Nini Aluh dikabarkan meninggal begitu saja di rumahnya, tanpa ada tanda-tanda luka luar maupun luka dalam. Seorang warga yang biasanya mengantarkan makanan ke rumah Nini Aluh menemukan wanita tua itu telah tak bernyawa dalam posisi duduk bersandar di dinding rumahnya seorang diri.
Sebagian besar menganggap kematian Nini Aluh wajar mengingat usinya, sebagian kecil menduga bahwa Nini Aluh terkena Covid-19 dari para pengunjung yang berdatangan ke rumahnya untuk meminta ramalan kematian.
Lain lagi dengan Kasim. Ia sama sekali tidak memikirkan tentang usia tua Nini Aluh atau virus Covid yang masih ramai itu. Ia bertanya-tanya, apakah dua minggu yang lalu ramalan yang disampaikan Nini Aluh bukan untuk dirinya, melainkan untuk Nini Aluh sendiri?
Seharian dihabiskan Kasim duduk di teras masjid sambil bersandar pada salah satu pilarnya. Kabar kematian Nini Aluh menjadi pemicu banyaknya pikiran yang tiba-tiba menyeruak di kepalanya. Kilas balik saat ia terkena PHK, istrinya meninggal, lalu rasa penasarannya dengan kematiannya sendiri, Juhri yang tewas tergilas truk, hingga kematian Nini Aluh pada hari ketika seharusnya Kasim yang mati.

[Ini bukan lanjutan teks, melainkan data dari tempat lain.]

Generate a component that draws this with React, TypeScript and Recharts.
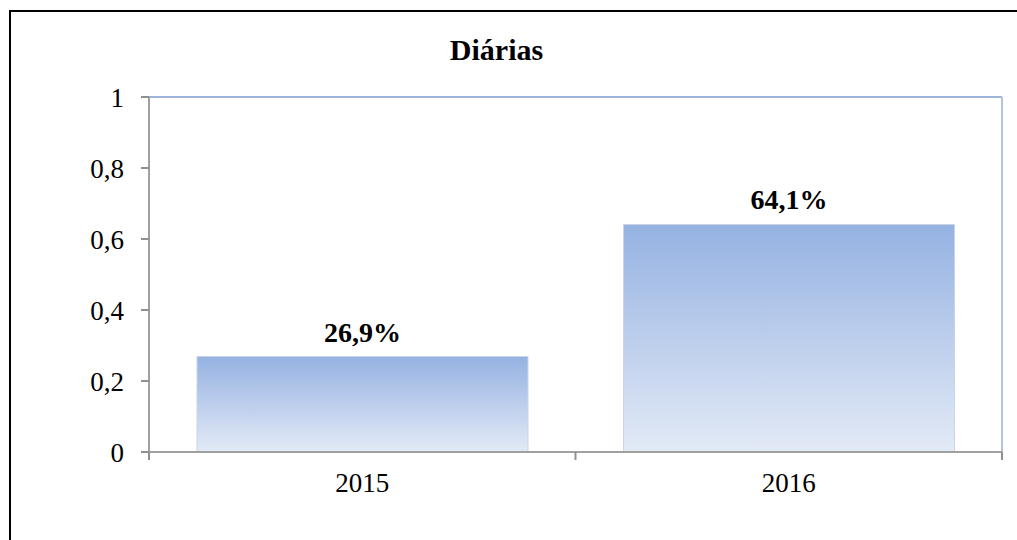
import { Bar, BarChart, LabelList, ReferenceLine, XAxis, YAxis } from "recharts";

// Diárias: participação por ano (fração 0-1).
const YEARS = ["2015", "2016"];
const SHARE = [0.269, 0.641];
const Y_TICKS = [0, 0.2, 0.4, 0.6, 0.8, 1];

const FONT = '"Liberation Serif", "Times New Roman", serif';
const TICK_SIZE = 8;
const TICK_MARGIN = 13;

const data = YEARS.map((year, i) => ({ year, share: SHARE[i] }));

const comma = (v: number) => String(v).replace(".", ",");
const pct = (v: number) => `${(v * 100).toFixed(1).replace(".", ",")}%`;

// Rótulo do eixo X com marcas nas divisas das categorias (estilo Excel).
const YearTick = (props: any) => {
  const { x, y, payload, index, visibleTicksCount } = props;
  const half = payload?.offset ?? 0;
  const axisY = y - TICK_SIZE - TICK_MARGIN;
  const isLast = index === visibleTicksCount - 1;
  return (
    <g>
      <line x1={x - half} x2={x - half} y1={axisY} y2={axisY + TICK_SIZE} stroke="#909090" strokeWidth={2} />
      {isLast && (
        <line x1={x + half} x2={x + half} y1={axisY} y2={axisY + TICK_SIZE} stroke="#909090" strokeWidth={2} />
      )}
      <text
        x={x}
        y={y}
        dy="0.71em"
        textAnchor="middle"
        fontFamily={FONT}
        fontSize={27}
        fill="#000"
      >
        {payload.value}
      </text>
    </g>
  );
};

const App = () => (
  <div
    style={{
      position: "absolute",
      left: 0,
      top: 0,
      width: 1017,
      height: 540,
      overflow: "hidden",
      background: "#fff",
    }}
  >
    {/* moldura externa do gráfico */}
    <div
      style={{
        position: "absolute",
        left: 9,
        top: 10,
        width: 1040,
        height: 600,
        border: "2px solid #000",
      }}
    />
    <div
      style={{
        position: "absolute",
        left: 0,
        top: 35,
        width: 993,
        textAlign: "center",
        fontFamily: FONT,
        fontWeight: "bold",
        fontSize: 30,
        lineHeight: "30px",
        color: "#000",
      }}
    >
      Diárias
    </div>
    <BarChart
      width={1017}
      height={540}
      data={data}
      margin={{ top: 97, right: 15, bottom: 48, left: 0 }}
      barCategoryGap={48}
      style={{ position: "absolute", left: 0, top: 0 }}
    >
      <defs>
        <linearGradient id="barFill" x1="0" y1="0" x2="0" y2="1">
          <stop offset="0%" stopColor="#95b2e2" />
          <stop offset="100%" stopColor="#e3eaf6" />
        </linearGradient>
      </defs>
      <XAxis
        dataKey="year"
        height={40}
        tickSize={TICK_SIZE}
        tickMargin={TICK_MARGIN}
        tick={<YearTick />}
        axisLine={{ stroke: "#a0a0a0", strokeWidth: 2 }}
        tickLine={false}
        interval={0}
      />
      <YAxis
        width={149}
        domain={[0, 1]}
        ticks={Y_TICKS}
        tickSize={8}
        tickMargin={17}
        tickFormatter={comma}
        tick={{ fontFamily: FONT, fontSize: 27, fill: "#000" }}
        axisLine={{ stroke: "#a0a0a0", strokeWidth: 2 }}
        tickLine={{ stroke: "#909090", strokeWidth: 2 }}
      />
      {/* borda superior e direita da área de plotagem */}
      <ReferenceLine y={1} stroke="#9cb3da" strokeWidth={2} />
      <ReferenceLine
        x={YEARS[YEARS.length - 1]}
        position="end"
        stroke="#b4c2da"
        strokeWidth={2}
      />
      <Bar
        dataKey="share"
        fill="url(#barFill)"
        stroke="#c9d4e6"
        strokeWidth={1}
        isAnimationActive={false}
      >
        <LabelList
          dataKey="share"
          position="top"
          offset={15}
          formatter={(v: number) => pct(v)}
          style={{ fontFamily: FONT, fontSize: 28, fontWeight: "bold", fill: "#000" }}
        />
      </Bar>
    </BarChart>
  </div>
);

export default App;
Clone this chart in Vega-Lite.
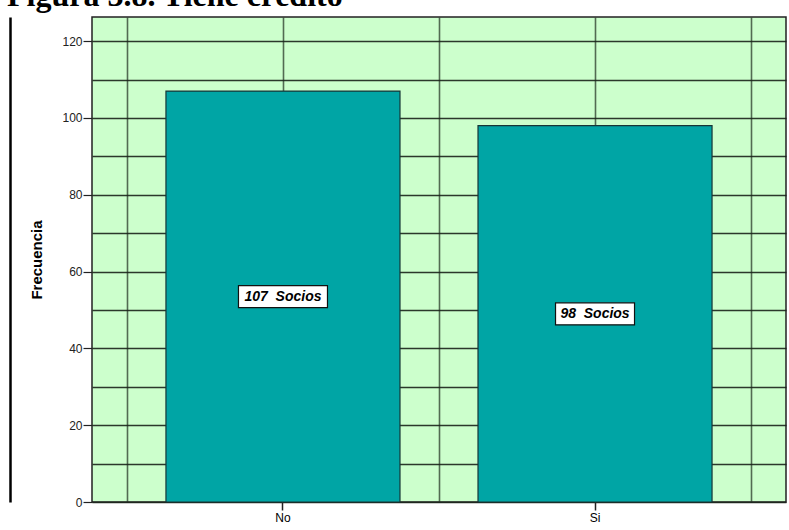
{
  "$schema": "https://vega.github.io/schema/vega-lite/v6.json",
  "width": 694,
  "height": 485,
  "autosize": "none",
  "padding": {"left": 92, "top": 17, "right": 3, "bottom": 28},
  "background": "white",
  "title": {
    "text": "Figura 3.8. Tiene crédito",
    "font": "Liberation Serif",
    "fontSize": 32,
    "fontWeight": "bold",
    "color": "black",
    "anchor": "start",
    "frame": "group",
    "baseline": "alphabetic",
    "offset": 3,
    "dy": 24,
    "dx": -85
  },
  "config": {
    "view": {"fill": "#ccffcc", "stroke": "#222222", "strokeWidth": 1.5},
    "font": "Liberation Sans"
  },
  "data": {
    "values": [
      {"cat": "No", "n": 107, "label": "107\u00a0 Socios"},
      {"cat": "Si", "n": 98, "label": "98\u00a0 Socios"}
    ]
  },
  "layer": [
    {
      "layer": [
        {
          "mark": {"type": "bar", "fill": "#00a5a5", "stroke": "#163636", "strokeWidth": 1.2},
          "encoding": {
            "x": {
              "field": "cat", "type": "nominal", "sort": null,
              "scale": {"paddingInner": 0.25, "paddingOuter": 0.237},
              "axis": {
                "title": null, "labelAngle": 0, "labelFont": "Liberation Sans", "labelFontSize": 12,
                "labelColor": "black", "tickColor": "#222", "tickSize": 8, "tickWidth": 1.5,
                "domain": false, "grid": false, "labelPadding": 2
              }
            },
            "y": {
              "field": "n", "type": "quantitative",
              "scale": {"domain": [0, 126.3], "nice": false},
              "axis": {
                "title": "Frecuencia", "titleFont": "Liberation Sans", "titleFontSize": 15,
                "titleFontWeight": "bold", "titleColor": "black", "titlePadding": 17,
                "values": [0, 10, 20, 30, 40, 50, 60, 70, 80, 90, 100, 110, 120],
                "labelExpr": "datum.value % 20 === 0 ? datum.label : ''",
                "labelFont": "Liberation Sans", "labelFontSize": 12, "labelColor": "#222",
                "labelPadding": 1,
                "tickSize": 9, "tickColor": "#222", "tickWidth": 1.2,
                "tickOpacity": {"condition": {"test": "datum.value % 20 === 0", "value": 1}, "value": 0},
                "grid": true, "gridColor": "#1a221a", "gridWidth": 1.4, "gridOpacity": 0.9,
                "domain": false
              }
            }
          }
        },
        {
          "mark": {"type": "point", "filled": true, "fill": "white", "stroke": "#111", "strokeWidth": 1.2, "opacity": 1},
          "encoding": {
            "x": {"field": "cat", "type": "nominal", "sort": null},
            "y": {"field": "n", "type": "quantitative", "stack": "zero", "bandPosition": 0.5},
            "shape": {
              "condition": {"test": "datum.n >= 100", "value": "M-1,-0.247H1V0.247H-1Z"},
              "value": "M-1,-0.278H1V0.278H-1Z"
            },
            "size": {"condition": {"test": "datum.n >= 100", "value": 7921}, "value": 6241}
          }
        },
        {
          "mark": {"type": "text", "font": "Liberation Sans", "fontSize": 14, "fontWeight": "bold", "fontStyle": "italic", "color": "black"},
          "encoding": {
            "x": {"field": "cat", "type": "nominal", "sort": null},
            "y": {"field": "n", "type": "quantitative", "stack": "zero", "bandPosition": 0.5},
            "text": {"field": "label"}
          }
        }
      ]
    },
    {
      "mark": {"type": "rule", "opacity": 0},
      "encoding": {
        "x": {
          "datum": 1, "type": "quantitative",
          "scale": {"domain": [0.388, 2.612], "nice": false, "zero": false},
          "axis": {
            "orient": "bottom", "values": [0.5, 1, 1.5, 2, 2.5], "labels": false, "ticks": false,
            "domain": false, "title": null, "grid": true, "gridColor": "#2a3a2a", "gridWidth": 1.6, "gridOpacity": 0.75
          }
        },
        "y": {
          "datum": 0.5, "type": "quantitative",
          "scale": {"domain": [0, 1], "nice": false},
          "axis": {
            "orient": "left", "offset": 82, "labels": false, "ticks": false, "grid": false,
            "title": null, "domain": true, "domainColor": "black", "domainWidth": 2.5
          }
        }
      }
    }
  ],
  "resolve": {"scale": {"x": "independent", "y": "independent"}}
}
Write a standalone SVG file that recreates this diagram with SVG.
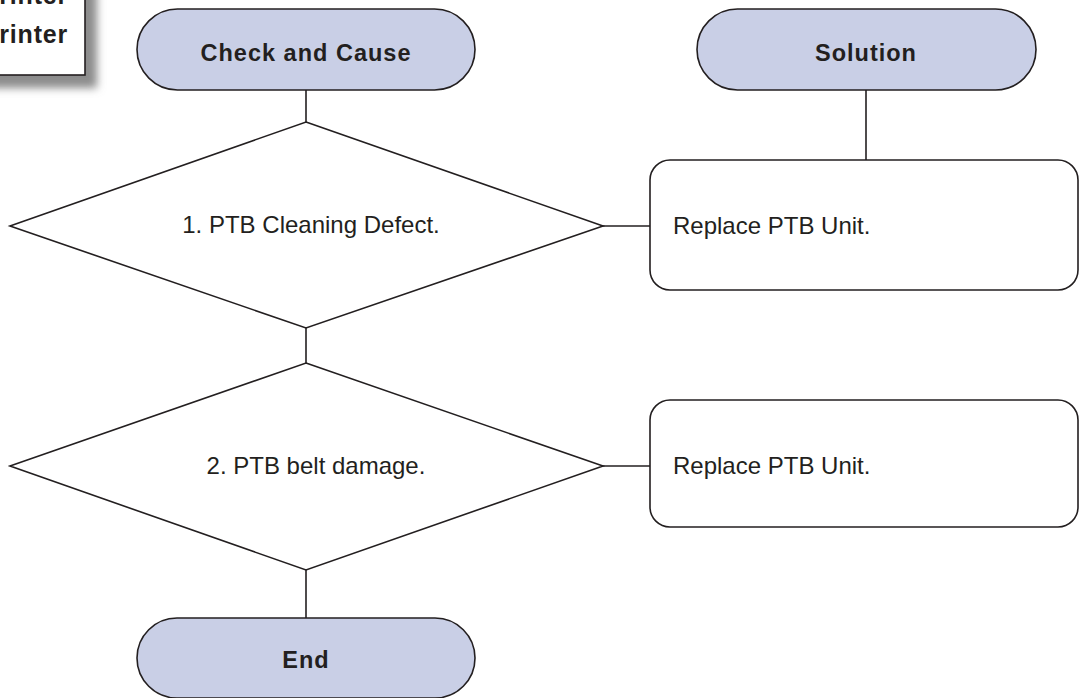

Kasim tidak pernah berada di masjid sampai sesore itu. Biasanya setelah sholat Ashar ia akan pergi dan kembali lagi ketika adzan Maghrib. Sore itu ia baru tahu bahwa ada sekelompok pemuda mahasiswa yang mengadakan Taman Pendidikan Al Qur'an untuk anak-anak di sekitar sana.
Berbagai kegiatan yang mereka lakukan tidak menarik perhatian Kasim. Akan tetapi, ketika anak-anak sudah selesai mengaji dan sudah berhamburan keluar masjid, Kasim bisa mendengar sedikit percakapan beberapa pemuda berpeci yang sedang berbincang dengan nada santai sambil melangkah keluar dari pintu utama masjid.
Ada satu kalimat yang sangat menarik perhatiannya yang nyambung dengan apa yang sedang dipikirkannya seharian ini: bahwa orang yang paling cerdas adalah orang yang paling banyak mengingat kematian.
Kasim refleks menyahut,
"Aku sudah lama memikirkan kematian dan hasilnya aku merasa jadi orang bodoh sedunia."
Tiga pemuda yang sekarang sudah berada di teras masjid menoleh pada Kasim. Mereka saling berpandangan untuk meyakinkan diri bahwa Kasim sedang menanggapi perbincangan mereka.
"Maaf, Pak, maksudnya bagaimana?" Salah seorang pemuda itu memberanikan diri untuk bertanya.